Cooler weather and high winds moved into Southern California today in advance of a storm that could bring snow to the mountains and the first rain to Los Angeles in about 150 days.

Meteorologists said the unstable weather system coming from British Columbia was the Southland's first winter storm, arriving months ahead of schedule and sending temperatures eight to 15 degrees below normal.

In downtown Los Angeles, where the average high during the month of September is 83 degrees, the temperature was 71 at 2 p.m., the National Weather Service said.

A wind advisory was issued today for the Antelope Valley, where gusts of up to 50 miles per hour were expected to kick up dust and sand and reduce visibility through the evening.

"The storm is pretty unusual.

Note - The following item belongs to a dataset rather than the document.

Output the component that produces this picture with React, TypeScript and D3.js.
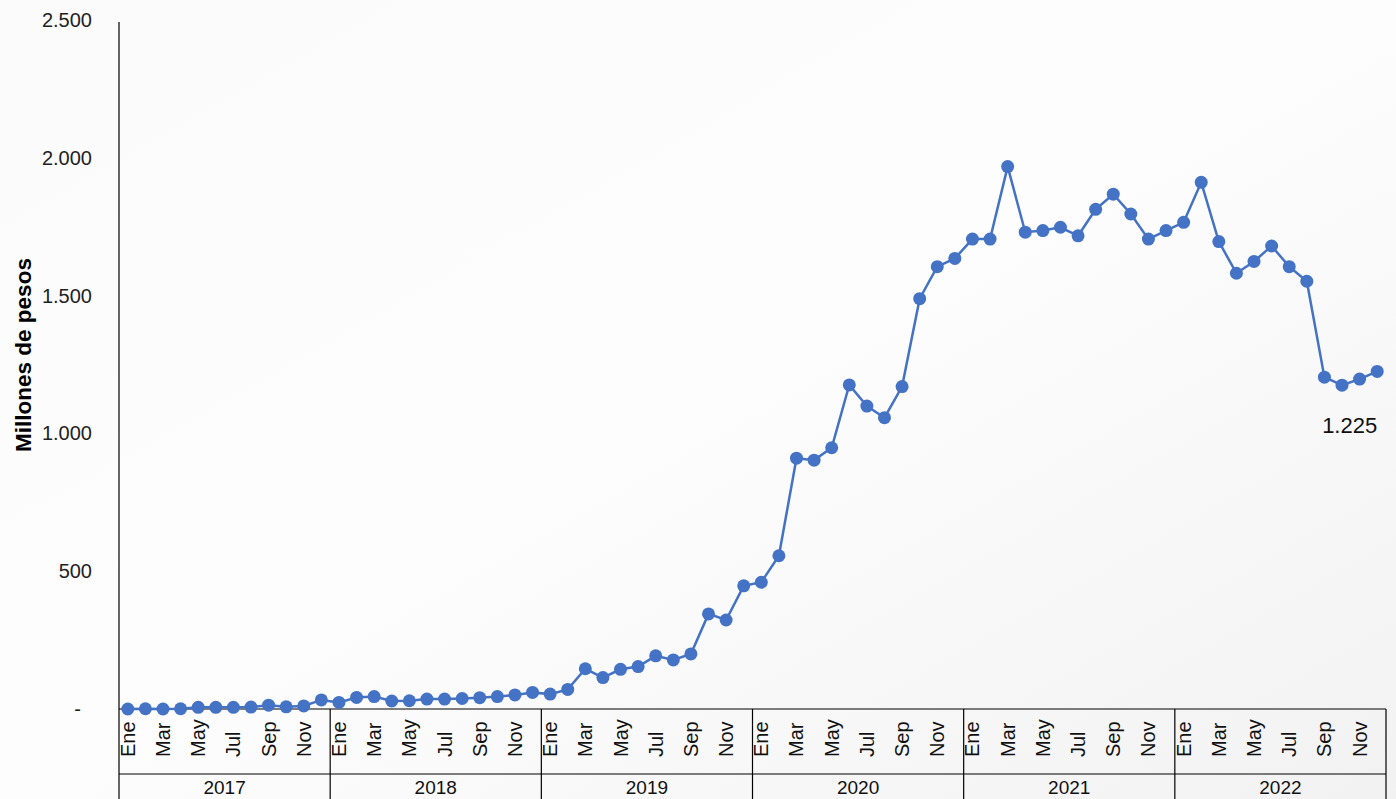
import React from "react";
import * as d3 from "d3";

const years = ["2017", "2018", "2019", "2020", "2021", "2022"];
const monthNames = ["Ene", "Feb", "Mar", "Abr", "May", "Jun", "Jul", "Ago", "Sep", "Oct", "Nov", "Dic"];
const values2017 = [0, 1, 0, 1, 6, 6, 6, 7, 14, 8, 11, 33];
const values2018 = [24, 42, 45, 29, 30, 36, 36, 38, 41, 45, 51, 60];
const values2019 = [54, 71, 146, 114, 144, 154, 193, 178, 200, 345, 323, 447];
const values2020 = [460, 556, 910, 903, 948, 1176, 1099, 1057, 1170, 1489, 1605, 1635];
const values2021 = [1705, 1705, 1968, 1730, 1736, 1748, 1717, 1813, 1868, 1796, 1705, 1736];
const values2022 = [1766, 1911, 1696, 1581, 1624, 1680, 1605, 1552, 1204, 1175, 1197, 1225];
const yTicks = [0, 500, 1000, 1500, 2000, 2500];
const lastLabel = "1.225";

const values = [...values2017, ...values2018, ...values2019, ...values2020, ...values2021, ...values2022];
const points = values.map((v, i) => ({ i, v, month: monthNames[i % 12], year: years[Math.floor(i / 12)] }));

const W = 1396;
const H = 799;
const left = 119;
const right = 1386;
const top = 20;
const bottom = 709;
const font = "'Helvetica Neue', Helvetica, Arial, 'Liberation Sans', sans-serif";

function fmt(v: number) {
  if (v === 0) return "-";
  return d3.format(",")(v).replace(/,/g, ".");
}

export default function App() {
  const x = d3.scaleBand<number>().domain(points.map((p) => p.i)).range([left, right]).padding(0);
  const y = d3.scaleLinear().domain([0, 2500]).range([bottom, top]);
  const bw = x.bandwidth();
  const cx = (i: number) => (x(i) as number) + bw / 2;
  const line = d3.line<{ i: number; v: number }>().x((d) => cx(d.i)).y((d) => y(d.v));
  const yearX = (k: number) => left + ((right - left) * k) / years.length;
  const last = points[points.length - 1];

  return (
    <svg width={W} height={H} style={{ position: "fixed", left: 0, top: 0, display: "block" }} fontFamily={font}>
      <defs>
        <linearGradient id="bg" x1="0" y1="0" x2="1" y2="1">
          <stop offset="0" stopColor="#fbfbfb" />
          <stop offset="0.5" stopColor="#fdfdfd" />
          <stop offset="1" stopColor="#f2f2f2" />
        </linearGradient>
      </defs>
      <rect x={0} y={0} width={W} height={H} fill="url(#bg)" />

      {/* Y axis title */}
      <text
        transform={`translate(31,355) rotate(-90)`}
        textAnchor="middle"
        fontSize={22.5}
        fontWeight="bold"
        fill="#000"
      >
        Millones de pesos
      </text>

      {/* Y ticks */}
      {yTicks.map((t) => (
        <text
          key={t}
          x={t === 0 ? 81 : 92}
          y={y(t)}
          dy="0.35em"
          textAnchor="end"
          fontSize={20}
          fill="#222"
        >
          {fmt(t)}
        </text>
      ))}

      {/* axes lines */}
      <line x1={left} x2={left} y1={top + 2} y2={H} stroke="#000" strokeWidth={1.2} />
      <line x1={left} x2={right} y1={bottom} y2={bottom} stroke="#000" strokeWidth={1.2} />
      <line x1={left} x2={right} y1={774} y2={774} stroke="#000" strokeWidth={1.2} />
      {years.map((yr, k) => (
        <line key={"b" + yr} x1={yearX(k + 1)} x2={yearX(k + 1)} y1={bottom} y2={H} stroke="#000" strokeWidth={1.2} />
      ))}

      {/* month labels */}
      {points
        .filter((p) => p.i % 2 === 0)
        .map((p) => (
          <text
            key={"m" + p.i}
            transform={`translate(${cx(p.i) + 7},757) rotate(-90)`}
            textAnchor="start"
            fontSize={20}
            fill="#111"
          >
            {p.month}
          </text>
        ))}

      {/* year labels */}
      {years.map((yr, k) => (
        <text key={yr} x={(yearX(k) + yearX(k + 1)) / 2} y={794} textAnchor="middle" fontSize={19} fill="#111">
          {yr}
        </text>
      ))}

      {/* series */}
      <path d={line(points) || ""} fill="none" stroke="#4472C4" strokeWidth={2.5} />
      {points.map((p) => (
        <circle key={"c" + p.i} cx={cx(p.i)} cy={y(p.v)} r={6.5} fill="#4472C4" />
      ))}

      <text x={cx(last.i)} y={433} textAnchor="end" fontSize={22} fill="#111">
        {lastLabel}
      </text>
    </svg>
  );
}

It's pretty much our first winter storm of the season and it's barely fall," said weather service meteorologist Edan Lindaman. "Typically, we don't see storms like this until into early April."

Fall begins Friday.

The storm, which is over Oregon and slowly moving south, will stop over the central coast for 12 to 18 hours before it continues toward Southern California.

Lindaman said the front was preceded by a deep marine layer that could create widespread drizzle late tonight and Thursday.

She said Friday would be the most active day of the storm in Los Angeles and Santa Barbara counties, when showers are expected to produce one-half to 1 inch of rain.

The last measurable rain was April 22, Lindaman said.